Dia menjelaskan bahwa aturan mengenai bank tanah yang terdapat dalam pasal 125–135 UU Cipta Kerja, salah satunya dapat membuat pemerintah mampu mengelola dan mengoptimalisasi lahan telantar serta lahan HGU (Hak Guna Usaha) yang sudah habis masa berlakunya atau tidak diperpanjang.
Sofyan mengemukakan salah satu contoh masalah yakni ketika ketika Kementerian Lingkungan Hidup dan Kehutanan (KLHK) memberikan HGU atas tanah yang mengalihfungsikan kawasan hutan, tetapi Badan pertanahan Nasional (BPN) tidak mengetahuinya.
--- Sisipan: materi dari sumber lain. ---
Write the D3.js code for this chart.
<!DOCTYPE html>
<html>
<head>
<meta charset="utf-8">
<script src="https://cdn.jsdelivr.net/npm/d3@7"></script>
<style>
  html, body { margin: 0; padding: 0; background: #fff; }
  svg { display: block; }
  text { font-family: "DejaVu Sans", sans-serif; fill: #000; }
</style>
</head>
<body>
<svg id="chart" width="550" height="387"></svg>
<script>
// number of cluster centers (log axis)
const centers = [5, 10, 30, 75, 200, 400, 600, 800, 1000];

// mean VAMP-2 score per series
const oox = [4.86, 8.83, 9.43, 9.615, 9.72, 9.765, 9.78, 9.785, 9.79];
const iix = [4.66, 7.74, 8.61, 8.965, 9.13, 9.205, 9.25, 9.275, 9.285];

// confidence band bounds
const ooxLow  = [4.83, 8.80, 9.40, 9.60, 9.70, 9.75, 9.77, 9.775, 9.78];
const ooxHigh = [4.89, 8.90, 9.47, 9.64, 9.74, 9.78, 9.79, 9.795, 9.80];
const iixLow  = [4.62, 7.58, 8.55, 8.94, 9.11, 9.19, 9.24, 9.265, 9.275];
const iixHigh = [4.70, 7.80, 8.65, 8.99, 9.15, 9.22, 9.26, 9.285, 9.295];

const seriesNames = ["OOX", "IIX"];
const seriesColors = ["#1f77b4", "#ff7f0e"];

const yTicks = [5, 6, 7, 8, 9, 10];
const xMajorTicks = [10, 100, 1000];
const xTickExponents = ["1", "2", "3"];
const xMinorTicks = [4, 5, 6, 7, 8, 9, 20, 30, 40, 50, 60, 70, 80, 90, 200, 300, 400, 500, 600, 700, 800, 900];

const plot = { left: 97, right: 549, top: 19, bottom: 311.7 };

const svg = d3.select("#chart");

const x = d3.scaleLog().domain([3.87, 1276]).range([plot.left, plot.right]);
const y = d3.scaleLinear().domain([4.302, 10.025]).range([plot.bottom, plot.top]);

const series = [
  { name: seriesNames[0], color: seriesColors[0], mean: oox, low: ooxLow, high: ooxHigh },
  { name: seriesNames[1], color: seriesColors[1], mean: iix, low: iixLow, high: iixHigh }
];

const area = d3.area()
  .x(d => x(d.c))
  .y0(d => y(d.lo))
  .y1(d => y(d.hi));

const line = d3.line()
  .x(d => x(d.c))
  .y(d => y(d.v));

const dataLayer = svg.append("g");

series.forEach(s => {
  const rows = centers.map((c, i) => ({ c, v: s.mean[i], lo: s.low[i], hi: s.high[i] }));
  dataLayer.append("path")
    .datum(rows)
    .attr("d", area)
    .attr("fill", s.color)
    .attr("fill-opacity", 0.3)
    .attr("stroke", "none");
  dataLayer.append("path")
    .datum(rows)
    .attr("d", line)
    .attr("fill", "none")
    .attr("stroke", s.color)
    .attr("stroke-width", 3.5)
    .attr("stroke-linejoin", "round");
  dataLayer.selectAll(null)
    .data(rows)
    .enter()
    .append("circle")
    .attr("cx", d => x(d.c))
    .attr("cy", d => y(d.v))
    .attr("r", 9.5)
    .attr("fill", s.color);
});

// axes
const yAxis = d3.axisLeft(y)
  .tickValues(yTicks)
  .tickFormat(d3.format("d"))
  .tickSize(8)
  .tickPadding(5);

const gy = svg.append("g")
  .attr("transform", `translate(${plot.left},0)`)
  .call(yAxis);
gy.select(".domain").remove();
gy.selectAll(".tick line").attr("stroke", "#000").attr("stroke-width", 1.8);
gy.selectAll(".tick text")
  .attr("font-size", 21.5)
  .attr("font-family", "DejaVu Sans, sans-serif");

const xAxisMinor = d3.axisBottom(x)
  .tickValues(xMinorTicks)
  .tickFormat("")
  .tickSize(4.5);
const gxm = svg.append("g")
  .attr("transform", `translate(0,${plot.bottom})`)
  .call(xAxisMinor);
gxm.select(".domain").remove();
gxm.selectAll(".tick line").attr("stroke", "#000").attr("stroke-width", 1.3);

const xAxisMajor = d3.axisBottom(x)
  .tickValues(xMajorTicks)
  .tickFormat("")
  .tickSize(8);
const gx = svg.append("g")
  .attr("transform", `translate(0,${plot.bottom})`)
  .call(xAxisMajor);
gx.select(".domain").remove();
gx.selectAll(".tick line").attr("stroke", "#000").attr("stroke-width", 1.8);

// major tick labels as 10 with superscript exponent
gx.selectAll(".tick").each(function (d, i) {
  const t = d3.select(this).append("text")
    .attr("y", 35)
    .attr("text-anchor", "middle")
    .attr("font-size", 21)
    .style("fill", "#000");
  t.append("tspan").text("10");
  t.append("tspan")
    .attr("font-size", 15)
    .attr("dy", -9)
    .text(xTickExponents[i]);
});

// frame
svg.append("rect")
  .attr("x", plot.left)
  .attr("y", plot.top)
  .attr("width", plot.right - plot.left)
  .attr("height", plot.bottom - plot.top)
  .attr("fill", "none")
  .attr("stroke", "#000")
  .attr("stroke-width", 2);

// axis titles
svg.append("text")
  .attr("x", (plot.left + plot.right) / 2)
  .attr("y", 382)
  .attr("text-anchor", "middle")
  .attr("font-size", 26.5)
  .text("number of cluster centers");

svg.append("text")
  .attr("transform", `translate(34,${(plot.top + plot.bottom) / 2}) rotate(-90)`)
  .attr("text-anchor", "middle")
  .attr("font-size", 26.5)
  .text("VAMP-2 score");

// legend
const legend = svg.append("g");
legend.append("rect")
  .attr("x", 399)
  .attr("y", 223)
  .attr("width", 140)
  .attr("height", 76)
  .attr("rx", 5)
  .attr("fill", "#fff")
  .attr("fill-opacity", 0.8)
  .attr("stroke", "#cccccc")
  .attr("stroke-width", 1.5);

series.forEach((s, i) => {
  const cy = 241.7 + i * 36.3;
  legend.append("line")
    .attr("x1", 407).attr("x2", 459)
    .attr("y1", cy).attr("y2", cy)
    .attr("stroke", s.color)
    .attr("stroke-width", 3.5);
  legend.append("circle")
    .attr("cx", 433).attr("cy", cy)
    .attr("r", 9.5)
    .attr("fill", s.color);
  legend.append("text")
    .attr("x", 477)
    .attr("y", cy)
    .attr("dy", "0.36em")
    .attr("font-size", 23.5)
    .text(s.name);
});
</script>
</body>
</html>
Selain itu, akibat birokrasi yang tidak terpusat dan terlalu panjang, seringkali tanah yang dialihfungsikan tersebut tidak dilakukan reforma agraria. Padahal, KLHK mewajibkan bahwa dari 20 persen tanah yang sudah diberikan HGU, wajib untuk reforma agraria.
"Tetapi karena transisi tidak ada jembatannya, itu akan menjadi masalah. Dengan adanya bank tanah nanti, masalah-masalah ini akan jauh lebih baik kita selesaikan," kata Sofyan.
Sebelumnya, Sofyan menjelaskan bank tanah berfungsi sebagai intermediary atau perantara layaknya perbankan.
Bank tanah memungkinkan Kementerian ATR/BPN untuk mengelola dan mengoptimalisasi tanah telantar, tanah HGU yang sudah habis masa berlakunya atau tidak diperpanjang.
Setelah itu, pemerintah dapat melakukan redistribusi atau pembagian tanah kembali kepada masyarakat sesuai dengan otoritas dan pengaturan yang ketat.
Bahkan, bank tanah memungkinkan pemerintah memfasilitasi masyarakat agar dapat memperoleh tanah di perkotaan dengan harga yang terjangkau.